Schlumberger (NYSE:SLB), the world's leading vertically integrated oilfield services company, released its first quarter results on Thursday in which its profits plunged while the company painted a grim future outlook. That triggered a 4.5% drop in Schlumberger stock during after-hours trading. Clearly, the brutal environment is making its mark on Schlumberger, but a closer analysis reveals that the company's results weren't that bad.
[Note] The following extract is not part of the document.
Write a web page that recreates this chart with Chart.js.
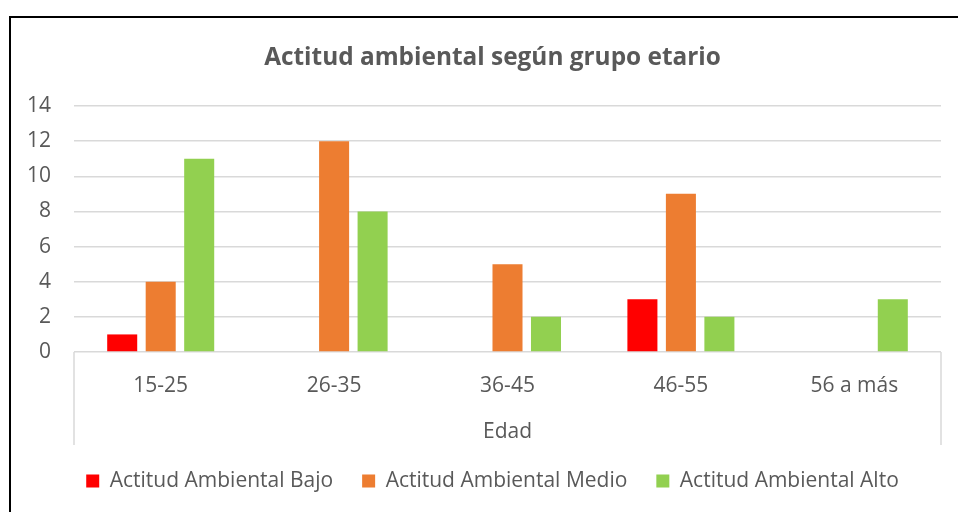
<!DOCTYPE html>
<html>
<head>
<meta charset="utf-8">
<script src="https://cdn.jsdelivr.net/npm/chart.js@4.4.1/dist/chart.umd.min.js"></script>
<style>
  html, body { margin: 0; padding: 0; background: #fff; overflow: hidden; width: 958px; height: 512px; }
  #frame { position: absolute; left: 9px; top: 16px; width: 1000px; height: 600px; border: 2px solid #000; box-sizing: border-box; }
  #wrap { position: absolute; left: 0; top: 0; width: 980px; height: 512px; }
</style>
</head>
<body>
<div id="frame"></div>
<div id="wrap"><canvas id="c" width="980" height="512"></canvas></div>
<script>
const categories = ["15-25", "26-35", "36-45", "46-55", "56 a más"];
const bajo  = [1, 0, 0, 3, 0];
const medio = [4, 12, 5, 9, 0];
const alto  = [11, 8, 2, 2, 3];
const seriesNames = ["Actitud Ambiental Bajo", "Actitud Ambiental Medio", "Actitud Ambiental Alto"];
const yTicks = [0, 2, 4, 6, 8, 10, 12, 14];
const chartTitle = "Actitud ambiental según grupo etario";
const xTitle = "Edad";

const FONT = "'Open Sans', Lato, sans-serif";
const TXT = "#595959";
const FS = 21;
const PAD_LEFT = 44;

const sideLines = {
  id: 'sideLines',
  afterDraw(chart) {
    const {ctx, chartArea} = chart;
    ctx.save();
    ctx.strokeStyle = '#d9d9d9';
    ctx.lineWidth = 1.5;
    ctx.beginPath();
    ctx.moveTo(chartArea.left, chartArea.bottom);
    ctx.lineTo(chartArea.left, 445);
    ctx.moveTo(chartArea.right, chartArea.bottom);
    ctx.lineTo(chartArea.right, 445);
    ctx.stroke();
    ctx.restore();
  }
};

new Chart(document.getElementById('c'), {
  type: 'bar',
  data: {
    labels: categories,
    datasets: [
      { label: seriesNames[0], data: bajo,  backgroundColor: '#FF0000' },
      { label: seriesNames[1], data: medio, backgroundColor: '#ED7D31' },
      { label: seriesNames[2], data: alto,  backgroundColor: '#92D050' }
    ]
  },
  options: {
    responsive: false,
    animation: false,
    layout: { padding: { left: PAD_LEFT, right: 39, top: 0, bottom: 10.5 } },
    datasets: { bar: { categoryPercentage: 0.666, barPercentage: 0.78 } },
    plugins: {
      title: {
        display: true, text: chartTitle, color: TXT,
        font: { family: FONT, size: 24.4, weight: 'bold' },
        padding: { top: 43, bottom: 33.7 }
      },
      legend: {
        position: 'bottom',
        labels: {
          color: TXT, font: { family: FONT, size: FS },
          boxWidth: 13, boxHeight: 13, padding: 29
        }
      },
      tooltip: { enabled: false }
    },
    scales: {
      x: {
        afterFit(scale) { scale.height = 89.5; },
        grid: { display: false },
        border: { display: false },
        ticks: { color: TXT, font: { family: FONT, size: FS }, padding: 13 },
        title: { display: true, text: xTitle, color: TXT, font: { family: FONT, size: FS }, padding: { top: 20, bottom: -3 } }
      },
      y: {
        min: 0, max: 14,
        afterFit(scale) {
          scale.width = 74 - PAD_LEFT;
          scale._computeLabelArea = function () { return undefined; };
        },
        afterBuildTicks(scale) { scale.ticks = yTicks.map(v => ({ value: v })); },
        grid: { color: '#d9d9d9', lineWidth: 1.5, drawTicks: false },
        border: { display: false },
        ticks: { color: TXT, font: { family: FONT, size: FS }, padding: 23 }
      }
    }
  },
  plugins: [sideLines]
});
</script>
</body>
</html>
During the first three months of this year, revenues fell 36% from last year to $6.52 billion while net income, excluding extraordinary charges, decreased 63% to just $501 million, or $0.40 per share. The pre-tax operating margin also slumped by 563 basis points to 13.8%. The results were, however, slightly better than analysts' consensus estimate of a profit of $0.39 per share from revenues of $6.51 billion, according to data compiled by Thomson Reuters.
North America region
With persistent weakness in drilling activity, Schlumberger's North America region slipped into the red. The segment's revenues dropped 55% from a year earlier to $1.46 billion while it swung from a pretax operating profit of $416 million to a loss of $10 million. The earnings remained under pressure due to reduced drilling activity, unending pricing pressure, project delays and the impact of Canadian spring break-up which happened sooner than expected.
A weak performance from North America was expected since the region has witnessed one of the steepest declines in drilling activity in the world. The loss was, however, surprising, considering Schlumberger's North America unit managed to remain profitable during the previous down cycle. But Schlumberger is holding its ground in its home market.
The drilling activity in North America continues to deteriorate. According to the latest report from Baker Hughes for the week ending April 15, the US oil rig count has dropped to 351 - its lowest level since Nov. 2009 - while there were just 89 gas rigs working in the country. The US land rig count dropped 31% between Q4-2015 and Q2-2016, but in this period, Schlumberger's revenues decreased by only 25%. In this context, Schlumberger actually delivered a decent performance.
In the international markets, however, Schlumberger has remained profitable. The company's revenues decreased 28% to $4.97 billion while pretax operating profit was down 36% to $1.06 billion. Here, Schlumberger is struggling with drop in spending from E&P customers, activity disruptions, seasonal factors and weakness in Russian currency. However, the drop in revenue and earnings was significantly smaller when compared against North America.
What's particularly impressive, however, is that Schlumberger's profit margin in the international markets continues to stay north of 20%. In the previous quarter, the pretax operating margin clocked in at 21.3%, down from 24.1% a year earlier, but still highly profitable.
Clearly, international markets, where state sponsored oil companies play a big role, have been far more resilient than North America. We've seen a similar trend in the all the previous quarterly results of every oilfield services company with international exposure. This puts Schlumberger in a better position to weather the storm since it has the greatest exposure to international markets than its peers, such as Halliburton (NYSE:HAL), Baker Hughes (BHI), Helmerich & Payne ( HP) and Patterson-UTI Energy ( PTEN) which rely mostly on the North American market.
Schlumberger usually generates one of the highest levels of free cash flows in the industry, but in the previous quarter, its free cash flows came in at negative $103 million.
This was, however, largely driven by $597 million of SPM investments and of $167 million of multiclient seismic data costs. Excluding those, Schlumberger spent $549 million on capital spending and $629 million on dividends. If it weren't for SPM and multiclient, the company's operating cash flow of $1.21 billion could have easily covered the capital expenditure and dividends. This shows that despite the negative number, the company continues to generate enough cash to fully fund the organic capital expenditure and dividends.
Meanwhile, Schlumberger continues to focus on cost cutting measures. It has reduced the current year's capital spending budget from previous estimate of $2.4 billion to $2 billion. The company also hinted at further reductions. Meanwhile, it has reduced its workforce by 2,000 employees from the end of last year to around 93,000. The capex reduction and additional cost cutting measures is going to bolster Schlumberger's ability to generate free cash flows moving forward.
Schlumberger's CEO Paal Kibsgaard, however, painted a gloomy outlook which is probably what spooked Mr. Market. The downturn, Kibsgaard said, has already reached "unprecedented levels" and the industry appears to be operating in "full-scale cash crisis," but this environment could further deteriorate in the coming quarters. As a reminder, last month, Kibsgaard said on the backdrop of an energy conference that the drilling activity is not going to rebound as quickly as oil prices. In fact, Kibsgaard is not expecting a turnaround this year.
However, Schlumberger's North America revenues have been holding up well when compared against the drilling activity, its margins in international markets - where Schlumberger has a bigger footprint than any of its peers - remain strong, while it continues to generate strong cash flows. I believe this is the kind of oilfield services company investors should stick with in the downturn. Moreover, earlier this month, Schlumberger also closed the Cameron International merger, which puts it in a great position to emerge even stronger from the down cycle.